Given information.
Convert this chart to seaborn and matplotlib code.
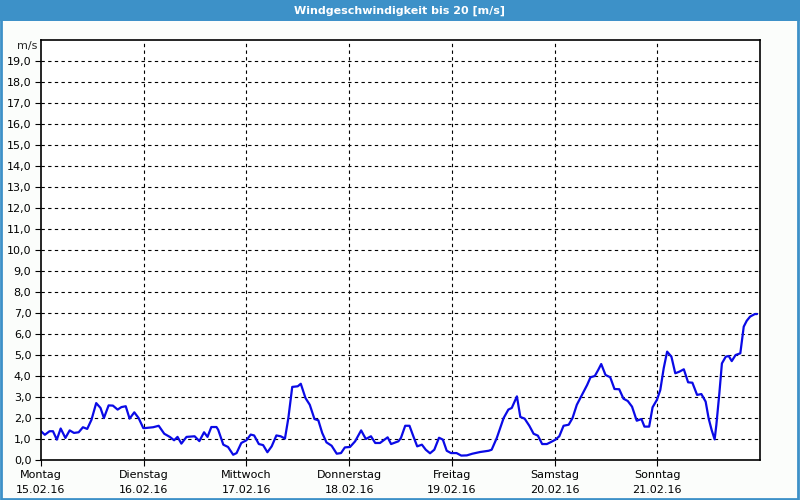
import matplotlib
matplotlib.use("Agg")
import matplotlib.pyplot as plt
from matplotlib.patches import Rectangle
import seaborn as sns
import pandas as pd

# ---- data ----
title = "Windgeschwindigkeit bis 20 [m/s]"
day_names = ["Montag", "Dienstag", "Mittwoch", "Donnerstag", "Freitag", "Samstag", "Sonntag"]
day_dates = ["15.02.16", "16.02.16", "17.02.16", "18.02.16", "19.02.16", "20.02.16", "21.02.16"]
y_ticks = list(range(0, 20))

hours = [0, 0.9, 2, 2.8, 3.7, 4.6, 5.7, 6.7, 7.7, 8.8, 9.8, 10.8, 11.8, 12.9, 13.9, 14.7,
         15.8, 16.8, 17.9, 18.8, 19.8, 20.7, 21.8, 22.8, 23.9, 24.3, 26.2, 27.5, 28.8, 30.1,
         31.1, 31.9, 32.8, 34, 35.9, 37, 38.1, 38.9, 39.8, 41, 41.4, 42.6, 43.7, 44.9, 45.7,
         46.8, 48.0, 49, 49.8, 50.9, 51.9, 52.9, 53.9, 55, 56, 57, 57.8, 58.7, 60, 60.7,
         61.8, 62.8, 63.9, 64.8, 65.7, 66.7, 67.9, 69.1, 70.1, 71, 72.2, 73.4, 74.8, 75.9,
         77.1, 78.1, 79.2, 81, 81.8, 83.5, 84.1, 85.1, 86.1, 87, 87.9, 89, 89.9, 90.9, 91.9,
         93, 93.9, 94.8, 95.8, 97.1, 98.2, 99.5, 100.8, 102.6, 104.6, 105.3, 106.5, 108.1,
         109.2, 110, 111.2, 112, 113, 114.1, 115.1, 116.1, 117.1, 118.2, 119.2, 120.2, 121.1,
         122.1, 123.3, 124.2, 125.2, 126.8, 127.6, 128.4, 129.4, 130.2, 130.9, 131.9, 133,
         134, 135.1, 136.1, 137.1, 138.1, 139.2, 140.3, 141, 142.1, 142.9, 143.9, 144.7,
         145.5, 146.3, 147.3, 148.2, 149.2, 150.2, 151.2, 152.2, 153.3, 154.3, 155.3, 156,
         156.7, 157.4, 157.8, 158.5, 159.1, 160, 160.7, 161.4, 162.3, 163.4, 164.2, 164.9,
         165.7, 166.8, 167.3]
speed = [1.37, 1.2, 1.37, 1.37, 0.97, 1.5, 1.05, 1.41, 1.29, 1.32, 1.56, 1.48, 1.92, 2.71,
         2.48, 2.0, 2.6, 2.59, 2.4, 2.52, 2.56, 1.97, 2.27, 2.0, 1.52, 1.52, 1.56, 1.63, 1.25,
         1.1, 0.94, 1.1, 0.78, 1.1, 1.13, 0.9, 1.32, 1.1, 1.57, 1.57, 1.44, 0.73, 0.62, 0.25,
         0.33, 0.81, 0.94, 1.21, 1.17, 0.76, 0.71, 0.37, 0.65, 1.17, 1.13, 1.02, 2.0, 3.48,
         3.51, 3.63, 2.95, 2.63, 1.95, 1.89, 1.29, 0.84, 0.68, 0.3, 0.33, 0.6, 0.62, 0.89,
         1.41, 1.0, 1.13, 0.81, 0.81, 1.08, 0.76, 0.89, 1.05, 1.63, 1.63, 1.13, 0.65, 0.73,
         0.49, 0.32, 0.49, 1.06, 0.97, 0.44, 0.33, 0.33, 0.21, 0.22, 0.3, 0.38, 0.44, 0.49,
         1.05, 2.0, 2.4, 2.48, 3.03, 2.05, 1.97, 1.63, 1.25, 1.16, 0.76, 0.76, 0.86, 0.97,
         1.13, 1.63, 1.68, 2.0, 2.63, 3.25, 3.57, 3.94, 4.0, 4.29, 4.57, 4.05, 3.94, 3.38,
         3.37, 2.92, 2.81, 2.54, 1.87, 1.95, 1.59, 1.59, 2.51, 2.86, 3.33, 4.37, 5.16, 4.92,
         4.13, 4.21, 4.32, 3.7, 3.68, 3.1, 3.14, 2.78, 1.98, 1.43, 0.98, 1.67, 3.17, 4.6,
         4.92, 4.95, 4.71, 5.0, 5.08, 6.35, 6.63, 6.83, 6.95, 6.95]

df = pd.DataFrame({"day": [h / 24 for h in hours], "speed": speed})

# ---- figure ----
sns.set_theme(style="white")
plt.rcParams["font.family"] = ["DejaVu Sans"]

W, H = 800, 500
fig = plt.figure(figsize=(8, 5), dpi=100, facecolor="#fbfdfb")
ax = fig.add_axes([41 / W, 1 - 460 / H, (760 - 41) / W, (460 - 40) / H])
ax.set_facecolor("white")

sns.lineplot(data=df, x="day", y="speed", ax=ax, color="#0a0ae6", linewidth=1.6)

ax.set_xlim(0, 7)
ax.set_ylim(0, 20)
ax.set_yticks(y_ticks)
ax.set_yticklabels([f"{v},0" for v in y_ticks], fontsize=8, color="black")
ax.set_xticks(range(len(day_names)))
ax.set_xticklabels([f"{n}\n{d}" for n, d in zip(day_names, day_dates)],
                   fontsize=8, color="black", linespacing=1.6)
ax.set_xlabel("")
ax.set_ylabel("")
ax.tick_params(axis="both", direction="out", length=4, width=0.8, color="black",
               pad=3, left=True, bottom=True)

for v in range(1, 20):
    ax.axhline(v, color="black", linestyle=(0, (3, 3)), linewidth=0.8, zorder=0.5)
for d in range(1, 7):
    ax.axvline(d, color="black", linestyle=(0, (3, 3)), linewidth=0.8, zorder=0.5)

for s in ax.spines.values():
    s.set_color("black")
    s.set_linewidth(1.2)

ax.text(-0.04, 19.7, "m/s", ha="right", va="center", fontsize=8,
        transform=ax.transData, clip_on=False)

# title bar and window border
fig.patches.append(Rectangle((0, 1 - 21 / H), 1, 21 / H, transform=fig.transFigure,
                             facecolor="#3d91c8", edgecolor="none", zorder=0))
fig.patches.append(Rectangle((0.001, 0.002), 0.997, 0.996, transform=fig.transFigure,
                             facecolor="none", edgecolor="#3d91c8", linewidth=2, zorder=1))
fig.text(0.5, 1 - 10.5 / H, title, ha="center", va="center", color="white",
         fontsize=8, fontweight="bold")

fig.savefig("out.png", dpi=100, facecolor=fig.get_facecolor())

Work instructions.
Using the material above, set down every line exactly, but skip the pictures.

Result of this task.
Convert this chart to seaborn and matplotlib code.
import matplotlib
matplotlib.use("Agg")
import matplotlib.pyplot as plt
from matplotlib.patches import Rectangle
import seaborn as sns
import pandas as pd

# ---- data ----
title = "Windgeschwindigkeit bis 20 [m/s]"
day_names = ["Montag", "Dienstag", "Mittwoch", "Donnerstag", "Freitag", "Samstag", "Sonntag"]
day_dates = ["15.02.16", "16.02.16", "17.02.16", "18.02.16", "19.02.16", "20.02.16", "21.02.16"]
y_ticks = list(range(0, 20))

hours = [0, 0.9, 2, 2.8, 3.7, 4.6, 5.7, 6.7, 7.7, 8.8, 9.8, 10.8, 11.8, 12.9, 13.9, 14.7,
         15.8, 16.8, 17.9, 18.8, 19.8, 20.7, 21.8, 22.8, 23.9, 24.3, 26.2, 27.5, 28.8, 30.1,
         31.1, 31.9, 32.8, 34, 35.9, 37, 38.1, 38.9, 39.8, 41, 41.4, 42.6, 43.7, 44.9, 45.7,
         46.8, 48.0, 49, 49.8, 50.9, 51.9, 52.9, 53.9, 55, 56, 57, 57.8, 58.7, 60, 60.7,
         61.8, 62.8, 63.9, 64.8, 65.7, 66.7, 67.9, 69.1, 70.1, 71, 72.2, 73.4, 74.8, 75.9,
         77.1, 78.1, 79.2, 81, 81.8, 83.5, 84.1, 85.1, 86.1, 87, 87.9, 89, 89.9, 90.9, 91.9,
         93, 93.9, 94.8, 95.8, 97.1, 98.2, 99.5, 100.8, 102.6, 104.6, 105.3, 106.5, 108.1,
         109.2, 110, 111.2, 112, 113, 114.1, 115.1, 116.1, 117.1, 118.2, 119.2, 120.2, 121.1,
         122.1, 123.3, 124.2, 125.2, 126.8, 127.6, 128.4, 129.4, 130.2, 130.9, 131.9, 133,
         134, 135.1, 136.1, 137.1, 138.1, 139.2, 140.3, 141, 142.1, 142.9, 143.9, 144.7,
         145.5, 146.3, 147.3, 148.2, 149.2, 150.2, 151.2, 152.2, 153.3, 154.3, 155.3, 156,
         156.7, 157.4, 157.8, 158.5, 159.1, 160, 160.7, 161.4, 162.3, 163.4, 164.2, 164.9,
         165.7, 166.8, 167.3]
speed = [1.37, 1.2, 1.37, 1.37, 0.97, 1.5, 1.05, 1.41, 1.29, 1.32, 1.56, 1.48, 1.92, 2.71,
         2.48, 2.0, 2.6, 2.59, 2.4, 2.52, 2.56, 1.97, 2.27, 2.0, 1.52, 1.52, 1.56, 1.63, 1.25,
         1.1, 0.94, 1.1, 0.78, 1.1, 1.13, 0.9, 1.32, 1.1, 1.57, 1.57, 1.44, 0.73, 0.62, 0.25,
         0.33, 0.81, 0.94, 1.21, 1.17, 0.76, 0.71, 0.37, 0.65, 1.17, 1.13, 1.02, 2.0, 3.48,
         3.51, 3.63, 2.95, 2.63, 1.95, 1.89, 1.29, 0.84, 0.68, 0.3, 0.33, 0.6, 0.62, 0.89,
         1.41, 1.0, 1.13, 0.81, 0.81, 1.08, 0.76, 0.89, 1.05, 1.63, 1.63, 1.13, 0.65, 0.73,
         0.49, 0.32, 0.49, 1.06, 0.97, 0.44, 0.33, 0.33, 0.21, 0.22, 0.3, 0.38, 0.44, 0.49,
         1.05, 2.0, 2.4, 2.48, 3.03, 2.05, 1.97, 1.63, 1.25, 1.16, 0.76, 0.76, 0.86, 0.97,
         1.13, 1.63, 1.68, 2.0, 2.63, 3.25, 3.57, 3.94, 4.0, 4.29, 4.57, 4.05, 3.94, 3.38,
         3.37, 2.92, 2.81, 2.54, 1.87, 1.95, 1.59, 1.59, 2.51, 2.86, 3.33, 4.37, 5.16, 4.92,
         4.13, 4.21, 4.32, 3.7, 3.68, 3.1, 3.14, 2.78, 1.98, 1.43, 0.98, 1.67, 3.17, 4.6,
         4.92, 4.95, 4.71, 5.0, 5.08, 6.35, 6.63, 6.83, 6.95, 6.95]

df = pd.DataFrame({"day": [h / 24 for h in hours], "speed": speed})

# ---- figure ----
sns.set_theme(style="white")
plt.rcParams["font.family"] = ["DejaVu Sans"]

W, H = 800, 500
fig = plt.figure(figsize=(8, 5), dpi=100, facecolor="#fbfdfb")
ax = fig.add_axes([41 / W, 1 - 460 / H, (760 - 41) / W, (460 - 40) / H])
ax.set_facecolor("white")

sns.lineplot(data=df, x="day", y="speed", ax=ax, color="#0a0ae6", linewidth=1.6)

ax.set_xlim(0, 7)
ax.set_ylim(0, 20)
ax.set_yticks(y_ticks)
ax.set_yticklabels([f"{v},0" for v in y_ticks], fontsize=8, color="black")
ax.set_xticks(range(len(day_names)))
ax.set_xticklabels([f"{n}\n{d}" for n, d in zip(day_names, day_dates)],
                   fontsize=8, color="black", linespacing=1.6)
ax.set_xlabel("")
ax.set_ylabel("")
ax.tick_params(axis="both", direction="out", length=4, width=0.8, color="black",
               pad=3, left=True, bottom=True)

for v in range(1, 20):
    ax.axhline(v, color="black", linestyle=(0, (3, 3)), linewidth=0.8, zorder=0.5)
for d in range(1, 7):
    ax.axvline(d, color="black", linestyle=(0, (3, 3)), linewidth=0.8, zorder=0.5)

for s in ax.spines.values():
    s.set_color("black")
    s.set_linewidth(1.2)

ax.text(-0.04, 19.7, "m/s", ha="right", va="center", fontsize=8,
        transform=ax.transData, clip_on=False)

# title bar and window border
fig.patches.append(Rectangle((0, 1 - 21 / H), 1, 21 / H, transform=fig.transFigure,
                             facecolor="#3d91c8", edgecolor="none", zorder=0))
fig.patches.append(Rectangle((0.001, 0.002), 0.997, 0.996, transform=fig.transFigure,
                             facecolor="none", edgecolor="#3d91c8", linewidth=2, zorder=1))
fig.text(0.5, 1 - 10.5 / H, title, ha="center", va="center", color="white",
         fontsize=8, fontweight="bold")

fig.savefig("out.png", dpi=100, facecolor=fig.get_facecolor())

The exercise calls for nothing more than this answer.